Rated PG - Running Time: 1:16 - Released 6/28/02

I love watching respected actors trying to explain why in the world they would take part in cheesy, low-budget cartoon features. I saw Paul Sorvino the other night on Jon Stewart's Daily Show, making the usual noises about how Hey, Arnold!, the latest Nickelodeon TV cartoon to make the leap to the big screen, is a cute movie that parents can enjoy as much as children, and I think it was all they could do—both of them—to keep from breaking out laughing. As with virtually all TV cartoons in production today, the animation of Hey, Arnold!, the story about an affable, kilt-wearing city kid with a football-shaped head and a racially eclectic circle of friends, could charitably be called cheap, and the film's animators have certainly made no effort nor had any desire to upgrade the artistic style for the film. But as we've learned from The Simpsons, South Park, and numerous other adult-aimed TV cartoons, lame artwork can be excused (heck, it's really the vogue style right now) if the show has adequate writers.

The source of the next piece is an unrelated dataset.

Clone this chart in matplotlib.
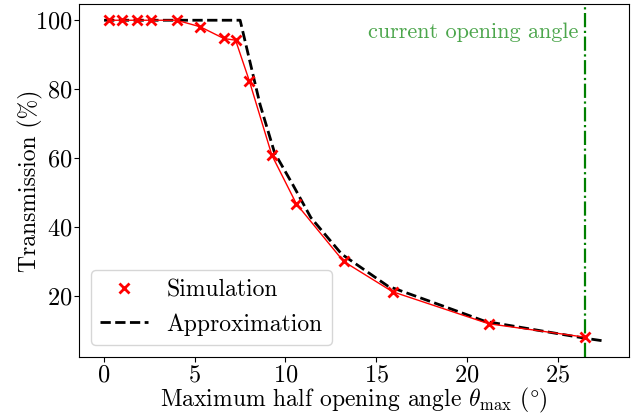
import matplotlib
matplotlib.use("Agg")
import matplotlib.pyplot as plt

plt.rcParams['font.family'] = ['cmr10', 'DejaVu Serif']
plt.rcParams['mathtext.fontset'] = 'cm'
plt.rcParams['axes.unicode_minus'] = False
plt.rcParams['axes.formatter.use_mathtext'] = True

# Simulation data
sim_theta = [0.25, 1.0, 1.8, 2.6, 4.0, 5.3, 6.6, 7.25, 8.0, 9.25, 10.6, 13.2, 15.9, 21.2, 26.5]
sim_trans = [100, 100, 100, 100, 100, 98.1, 94.7, 94.2, 82.5, 60.8, 46.7, 30.0, 21.2, 11.9, 8.0]

# Approximation curve
approx_theta = [0.0, 7.5, 8.6, 9.4, 10.4, 11.4, 13.1, 15.65, 18.6, 21.0, 26.5, 27.55]
approx_trans = [100, 100, 75.5, 61.5, 52.3, 42.7, 32.1, 22.8, 17.2, 12.6, 7.7, 6.9]

current_angle = 26.5

fig = plt.figure(figsize=(6.43, 4.2), dpi=100)
ax = fig.add_axes([0.123, 0.15, 0.855, 0.84])

ax.plot(sim_theta, sim_trans, color='red', lw=1.0, zorder=3)
ax.plot(sim_theta, sim_trans, ls='none', marker='x', color='red', ms=7, mew=2.0,
        label='Simulation', zorder=4)
ax.plot(approx_theta, approx_trans, 'k--', lw=2.0, label='Approximation', zorder=2)
ax.axvline(current_angle, color='green', ls='-.', lw=1.6, zorder=1)
ax.text(26.15, 96.5, 'current opening angle', color='green', alpha=0.7,
        ha='right', va='center', fontsize=16)

ax.set_xlabel(r'Maximum half opening angle $\theta_{\rm max}$ ($\degree$)', fontsize=17,
              labelpad=0)
ax.set_ylabel('Transmission (%)', fontsize=17, labelpad=-6)
ax.set_xticks([0, 5, 10, 15, 20, 25])
ax.set_yticks([20, 40, 60, 80, 100])
ax.tick_params(labelsize=17.5, pad=1.5)
ax.legend(loc='lower left', fontsize=17)

fig.savefig('out.png', dpi=100)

Sadly, that rule does not apply to Hey, Arnold!, either the show or the movie. Although creator Craig Bartlett and screenwriter Steve Viksten, who have both written for the textually superior (artistically equal) Rugrats, and first-time director Tuck Tucker have managed to inject a few clever lines and gimmicks here and there (like references to Mission: Impossible, The Shawshank Redemption, and Men In Black), this film really has no business in theatres. It's an extra-long episode of the TV show, plain and simple, and Sorvino's participation does more to degrade his resumé than to elevate the film.

The story involves the tired old premise of a megalomaniacal big businessman trying to destroy the sanctity of home and family for money. Mr. Scheck (voice of Sorvino), C.E.O. of Future Tech Industries, announces plans for what he considers urban renewal for the run-down neighborhood populated by Arnold (Spencer Klein, only the 3rd actor to voice this part since the show's 1996 debut) and his friends. To put it simply, he's going to bulldoze the whole block and put up a string of high-priced stores, one of which will be owned by the father of Helga Pataki (Francesca Smith), the pig-tailed, mono-browed girl who masks her secret love for Arnold with open hostility, regularly referring to him as "Football-head." Erecting a huge TV monitor atop the apartment buildings, Scheck plays an ongoing videotape of himself in Big Brother fashion, chanting things like "change is good" and "I've seen the future, and it is Future Tech." Although most of the neighborhood's population is pretty much ready to give up and start packing, Arnold decides to try to stop Scheck from destroying his home, and Helga is forced to choose between helping the boy she loves (but pretends to hate) or helping her father by putting roadblocks in Arnold's way. As the clock ticks down the time until the demolition starts, Arnold and his best friend Gerald (Jamil Walker Smith) go up against the evil man and his giant company, discovering that he has ulterior motives based on an old grudge.

According to the Internet Movie Database, this film was originally intended as a 3-part finale which would air on TV and end the Hey Arnold! series. Why did the producers choose instead to make a feature film run? More money, of course. So you see, the film's message is different from the one you see on the screen. Power-hungry businessmen really do call the shots, lining their pockets with the profits made from selling inferior merchandise to unsuspecting consumers. And guess what—if you go to this movie, you're just another sucker. Football-head.